Avec tous ces réglages et ces possibilités à notre disposition, on est vraiment face à un redoutable plug-in qui fait, comme son grand frère « hardware », bien plus que de la compression. En revanche, qu’en est-il réellement de la ressemblance sonore entre la version matérielle et la version logicielle? Voici deux extraits traités de la même façon, d’abord avec l’Alpha Compressor (hardware) puis avec l’Alpha Master (software) :
Tout d’abord, je tiens à préciser que pour obtenir des réactions similaires en termes de compression, il m’a fallu ajuster le seuil différemment sur l’Alpha Compressor. En effet, j’ai inséré les deux unités directement sur une piste de ProTools; en revanche, l’Alpha Compressor passe évidemment par l’étage de conversion D/A puis A/D de la 192 I/O (calibrées à –18 dBfs). Là encore, j’ai délibérément choisi cette interface puisqu’il s’agit d’une interface « standard » que l’on retrouve dans 80% des systèmes Protools HD.
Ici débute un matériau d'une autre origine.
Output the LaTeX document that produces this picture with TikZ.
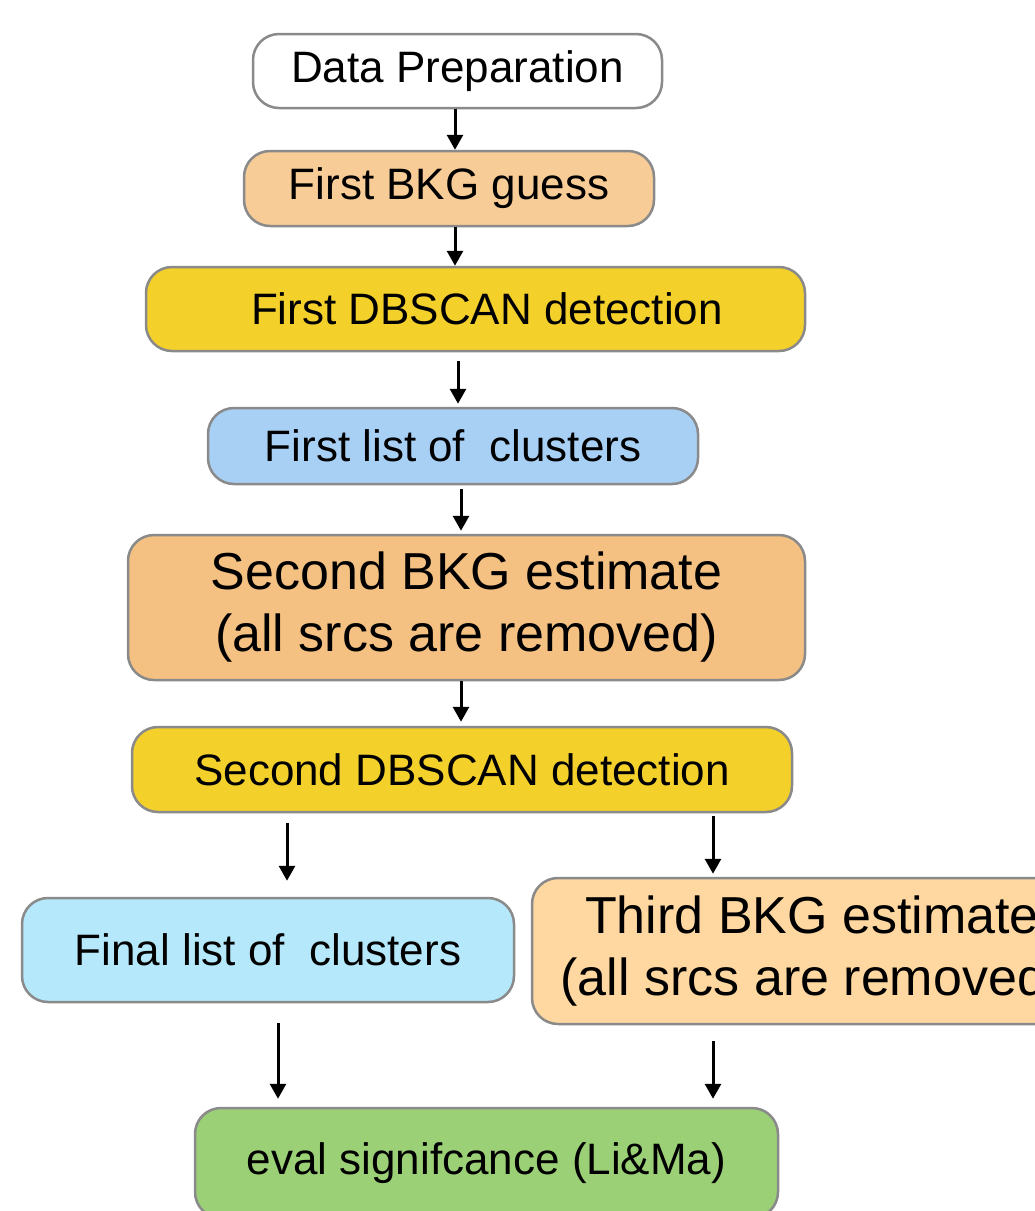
\documentclass[tikz,border=0pt]{standalone}
\usepackage{fontspec}
\setmainfont{Liberation Sans}
\usetikzlibrary{arrows.meta}
\definecolor{boxline}{RGB}{138,138,138}
\definecolor{bkgone}{RGB}{248,204,150}
\definecolor{dbscan}{RGB}{244,208,42}
\definecolor{listone}{RGB}{168,208,245}
\definecolor{bkgtwo}{RGB}{245,193,130}
\definecolor{listfin}{RGB}{180,232,250}
\definecolor{bkgthree}{RGB}{254,216,160}
\definecolor{evalgreen}{RGB}{155,208,118}
\tikzset{
  box/.style={draw=boxline, line width=2.5pt, rounded corners=26pt, inner sep=0pt,
    align=center, font=\fontsize{44}{52}\selectfont},
  bigbox/.style={box, font=\fontsize{52}{62}\selectfont},
  arr/.style={-{Triangle[width=16pt,length=15pt]}, line width=3pt}
}
\begin{document}
\begin{tikzpicture}[x=1pt,y=1pt,yscale=-1]
\useasboundingbox (0,0) rectangle (1035,1211);
% boxes
\node[box, fill=white, minimum width=409pt, minimum height=74pt] (prep) at (457.5,71) {Data Preparation};
\node[box, fill=bkgone, minimum width=410pt, minimum height=75pt] (bkg1) at (449,188.5) {First BKG guess};
\node[box, fill=dbscan, minimum width=659pt, minimum height=84pt] (det1) at (475.5,309) {\hspace*{23pt}First DBSCAN detection};
\node[box, fill=listone, minimum width=490pt, minimum height=76pt] (list1) at (453,446) {First list of~~clusters};
\node[bigbox, fill=bkgtwo, minimum width=677pt, minimum height=145pt] (bkg2) at (466.5,607.5) {Second BKG estimate\\(all srcs are removed)};
\node[box, fill=dbscan, minimum width=660pt, minimum height=85pt] (det2) at (462,769.5) {Second DBSCAN detection};
\node[box, fill=listfin, minimum width=492pt, minimum height=104pt] (final) at (268,950) {Final list of~~clusters};
\node[bigbox, fill=bkgthree, minimum width=560pt, minimum height=146pt] (bkg3) at (812,951) {Third BKG estimate\\(all srcs are removed)};
\node[box, fill=evalgreen, minimum width=583pt, minimum height=110pt] (eval) at (486.5,1163) {eval signifcance (Li\&Ma)};
% arrows
\draw[arr] ([xshift=-2.5pt]prep.south) -- ([xshift=6pt]bkg1.north);
\draw[arr] ([xshift=6pt]bkg1.south) -- ([xshift=-20.5pt]det1.north);
\draw[arr, shorten <=9pt, shorten >=3pt] ([xshift=-17.5pt]det1.south) -- ([xshift=5pt]list1.north);
\draw[arr, shorten <=4pt, shorten >=3pt] ([xshift=8pt]list1.south) -- ([xshift=-5.5pt]bkg2.north);
\draw[arr, shorten >=4pt] ([xshift=-5.5pt]bkg2.south) -- ([xshift=-1pt]det2.north);
\draw[arr, shorten <=10pt, shorten >=16pt] ([xshift=-175pt]det2.south) -- ([xshift=19pt]final.north);
\draw[arr, shorten <=3pt, shorten >=3pt] ([xshift=251pt]det2.south) -- ([xshift=-99pt]bkg3.north);
\draw[arr, shorten <=20pt, shorten >=8pt] ([xshift=10pt]final.south) -- ([xshift=-208.5pt]eval.north);
\draw[arr, shorten <=16pt, shorten >=8pt] ([xshift=-99pt]bkg3.south) -- ([xshift=226.5pt]eval.north);
\end{tikzpicture}
\end{document}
Qui plus est, les potentiomètres de l’Alpha Compressor sont crantés, ce qui peut « fausser » l’optimisation du test si l’on souhaite reproduire les réglages du plug-in. Au final, on a affaire à deux traitements assez proches, mais qui ne sont pas identiques dans les détails. La réponse en fréquence de l’Alpha Compressor est beaucoup plus définie et précise dans le registre grave et bien moins « scintillante » que pour le plug-in. Le comportement dynamique, pour une réduction de gain similaire, laisse moins entendre la compression. En somme, la version « hardware » semble bien plus « musicale » que son confrère logiciel. Fort heureusement, il faut bien que l’écart de prix se justifie par des différences notables, surtout lorsqu’on connaît son montant : environ 8000 euros entre les deux versions ! Pour ma part, c’est tout à fait justifié, étant donné la finesse des réglages que l’on peut obtenir avec l’Alpha Compressor, ses possibilités sonores et sa qualité de fabrication extrêmement soignée.
Alors qu’en est-il réellement du plug-in ? Même si celui-ci ne reproduit pas à 200% le son de son aîné (ce qui me paraît normal !), il reste excessivement proche, dans la lignée des produits que conçoit Elysia. Pour être très honnête, j’étais assez sceptique à l’idée de tester un plug-in de compression, tant l’offre est large aujourd’hui. Cependant, je dois reconnaître avoir été bluffé par les capacités du plug-in qui, même s’il est assez gourmand en ressources – principalement à cause de la technique d’oversampling utilisée – offre des fonctions et des possibilités sonores que très peu de plug-ins arrivent à regrouper en une seule unité de traitement. Et à ce niveau, on peut dire qu’Elysia a réussi son pari de reproduire ce que l’Alpha Compressor nous proposait jusqu’alors.
Conclusion
Elysia enfonce encore une fois le clou de la qualité avec ce plug-in multifacette qui répondra aux besoins des utilisateurs les plus exigeants. À la fois polyvalent et précis, ce plug-in brille par ses possibilités de réglages et le résultat sonore. Si son utilisation ne vous paraît pas intuitive, le manuel hyper complet permet de se familiariser instantanément avec ce compresseur qui, pour un tarif de 240 € TTC, pourrait vite devenir un outil indispensable dans vos solutions de mixage.